• Information shown:

------------------------------------------------

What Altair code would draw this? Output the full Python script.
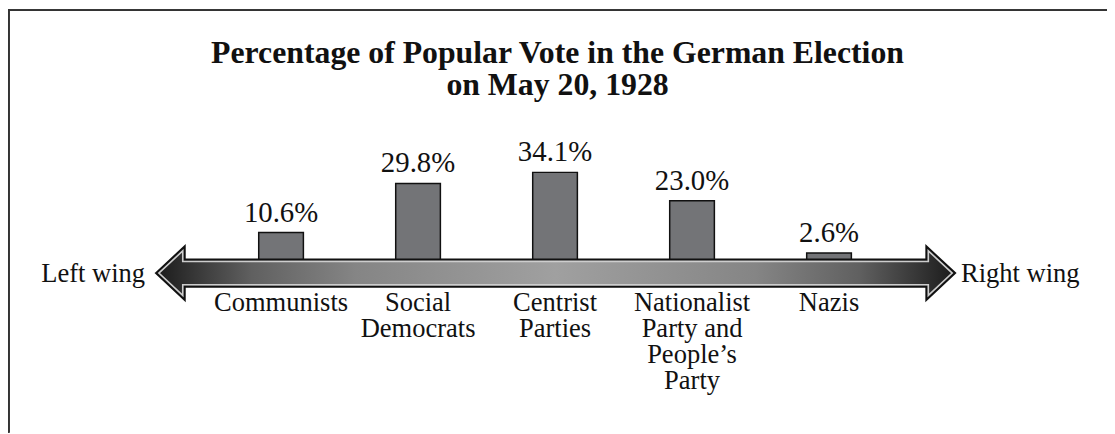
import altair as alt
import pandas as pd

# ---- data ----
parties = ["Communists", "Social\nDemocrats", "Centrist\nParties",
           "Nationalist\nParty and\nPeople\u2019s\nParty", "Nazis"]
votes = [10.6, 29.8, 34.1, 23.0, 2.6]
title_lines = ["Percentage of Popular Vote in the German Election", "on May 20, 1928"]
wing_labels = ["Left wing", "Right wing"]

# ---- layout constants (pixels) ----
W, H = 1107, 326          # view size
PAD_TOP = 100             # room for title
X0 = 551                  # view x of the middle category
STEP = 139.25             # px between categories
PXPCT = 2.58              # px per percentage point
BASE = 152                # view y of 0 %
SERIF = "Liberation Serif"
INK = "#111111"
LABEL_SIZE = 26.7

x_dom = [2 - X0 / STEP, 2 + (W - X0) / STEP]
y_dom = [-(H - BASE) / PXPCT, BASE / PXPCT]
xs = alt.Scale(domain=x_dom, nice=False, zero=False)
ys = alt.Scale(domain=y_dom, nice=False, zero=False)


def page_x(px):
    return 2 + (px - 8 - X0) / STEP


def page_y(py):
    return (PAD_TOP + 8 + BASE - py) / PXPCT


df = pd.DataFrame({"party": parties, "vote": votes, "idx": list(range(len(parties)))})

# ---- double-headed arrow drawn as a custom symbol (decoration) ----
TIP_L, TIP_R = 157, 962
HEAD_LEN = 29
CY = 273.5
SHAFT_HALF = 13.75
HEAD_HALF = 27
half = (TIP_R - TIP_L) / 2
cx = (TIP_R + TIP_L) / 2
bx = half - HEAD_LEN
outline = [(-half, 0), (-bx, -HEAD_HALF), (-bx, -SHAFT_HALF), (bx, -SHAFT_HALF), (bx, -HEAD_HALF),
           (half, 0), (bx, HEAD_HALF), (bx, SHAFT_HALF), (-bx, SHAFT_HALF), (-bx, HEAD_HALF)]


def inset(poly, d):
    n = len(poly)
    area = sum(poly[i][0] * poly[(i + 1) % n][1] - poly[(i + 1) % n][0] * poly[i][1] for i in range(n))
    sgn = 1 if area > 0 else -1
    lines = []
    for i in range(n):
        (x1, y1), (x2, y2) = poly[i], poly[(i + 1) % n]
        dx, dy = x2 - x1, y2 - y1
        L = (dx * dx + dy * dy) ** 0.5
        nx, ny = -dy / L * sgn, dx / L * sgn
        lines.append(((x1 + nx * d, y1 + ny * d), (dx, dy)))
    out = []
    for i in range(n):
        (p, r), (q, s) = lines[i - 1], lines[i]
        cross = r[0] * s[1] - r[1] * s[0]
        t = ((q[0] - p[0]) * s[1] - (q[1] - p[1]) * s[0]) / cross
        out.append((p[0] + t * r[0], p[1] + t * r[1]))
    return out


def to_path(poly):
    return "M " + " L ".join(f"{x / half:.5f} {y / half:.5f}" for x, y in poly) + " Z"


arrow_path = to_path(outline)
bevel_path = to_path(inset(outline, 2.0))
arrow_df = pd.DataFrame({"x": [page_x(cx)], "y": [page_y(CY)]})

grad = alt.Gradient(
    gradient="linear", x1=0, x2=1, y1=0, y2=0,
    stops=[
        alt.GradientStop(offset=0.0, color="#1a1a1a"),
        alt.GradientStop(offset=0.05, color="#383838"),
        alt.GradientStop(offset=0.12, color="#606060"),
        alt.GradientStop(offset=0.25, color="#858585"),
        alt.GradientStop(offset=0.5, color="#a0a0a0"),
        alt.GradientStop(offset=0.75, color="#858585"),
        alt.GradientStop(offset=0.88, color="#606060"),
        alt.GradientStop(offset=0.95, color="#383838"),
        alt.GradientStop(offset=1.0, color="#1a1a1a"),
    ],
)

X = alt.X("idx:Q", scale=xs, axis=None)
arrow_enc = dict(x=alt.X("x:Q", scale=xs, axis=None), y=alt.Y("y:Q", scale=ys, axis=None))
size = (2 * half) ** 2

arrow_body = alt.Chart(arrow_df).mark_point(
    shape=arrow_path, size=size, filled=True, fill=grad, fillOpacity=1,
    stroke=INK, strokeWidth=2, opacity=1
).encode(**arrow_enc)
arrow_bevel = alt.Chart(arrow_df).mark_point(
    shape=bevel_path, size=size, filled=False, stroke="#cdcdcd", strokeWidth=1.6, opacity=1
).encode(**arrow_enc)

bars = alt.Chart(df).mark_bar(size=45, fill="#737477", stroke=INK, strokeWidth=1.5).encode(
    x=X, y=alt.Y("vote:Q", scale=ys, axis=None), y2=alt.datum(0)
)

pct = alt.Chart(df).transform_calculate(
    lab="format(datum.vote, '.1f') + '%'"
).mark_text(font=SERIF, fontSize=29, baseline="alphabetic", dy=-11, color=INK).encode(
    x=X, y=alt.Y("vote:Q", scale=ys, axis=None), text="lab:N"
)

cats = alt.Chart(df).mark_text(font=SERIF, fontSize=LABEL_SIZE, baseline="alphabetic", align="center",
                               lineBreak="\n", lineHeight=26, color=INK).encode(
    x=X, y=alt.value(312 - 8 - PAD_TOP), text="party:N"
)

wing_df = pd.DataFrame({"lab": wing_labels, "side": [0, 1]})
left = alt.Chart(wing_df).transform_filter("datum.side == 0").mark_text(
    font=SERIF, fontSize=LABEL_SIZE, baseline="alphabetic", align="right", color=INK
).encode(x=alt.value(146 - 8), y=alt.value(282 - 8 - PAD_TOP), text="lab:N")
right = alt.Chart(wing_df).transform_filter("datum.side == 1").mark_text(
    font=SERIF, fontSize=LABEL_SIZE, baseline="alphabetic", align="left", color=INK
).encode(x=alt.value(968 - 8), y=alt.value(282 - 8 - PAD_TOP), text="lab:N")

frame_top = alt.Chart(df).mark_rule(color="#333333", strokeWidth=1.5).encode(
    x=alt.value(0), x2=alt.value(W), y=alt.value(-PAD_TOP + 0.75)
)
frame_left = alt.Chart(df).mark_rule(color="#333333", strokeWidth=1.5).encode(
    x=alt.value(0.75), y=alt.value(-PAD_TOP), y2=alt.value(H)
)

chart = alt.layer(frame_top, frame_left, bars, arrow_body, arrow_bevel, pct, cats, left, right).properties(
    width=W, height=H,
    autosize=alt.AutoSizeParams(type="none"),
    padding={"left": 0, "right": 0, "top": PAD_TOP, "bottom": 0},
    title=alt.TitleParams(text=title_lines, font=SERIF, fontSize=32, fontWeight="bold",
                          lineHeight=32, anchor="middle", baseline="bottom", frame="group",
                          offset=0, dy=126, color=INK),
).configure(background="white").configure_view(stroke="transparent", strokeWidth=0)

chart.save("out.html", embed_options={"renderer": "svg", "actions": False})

------------------------------------------------

• Given request: Without any pictures, reproduce the lines from the first one in the material through the line that has "import pandas as pd", exactly as they appear.

• The completed task:
What Altair code would draw this? Output the full Python script.
import altair as alt
import pandas as pd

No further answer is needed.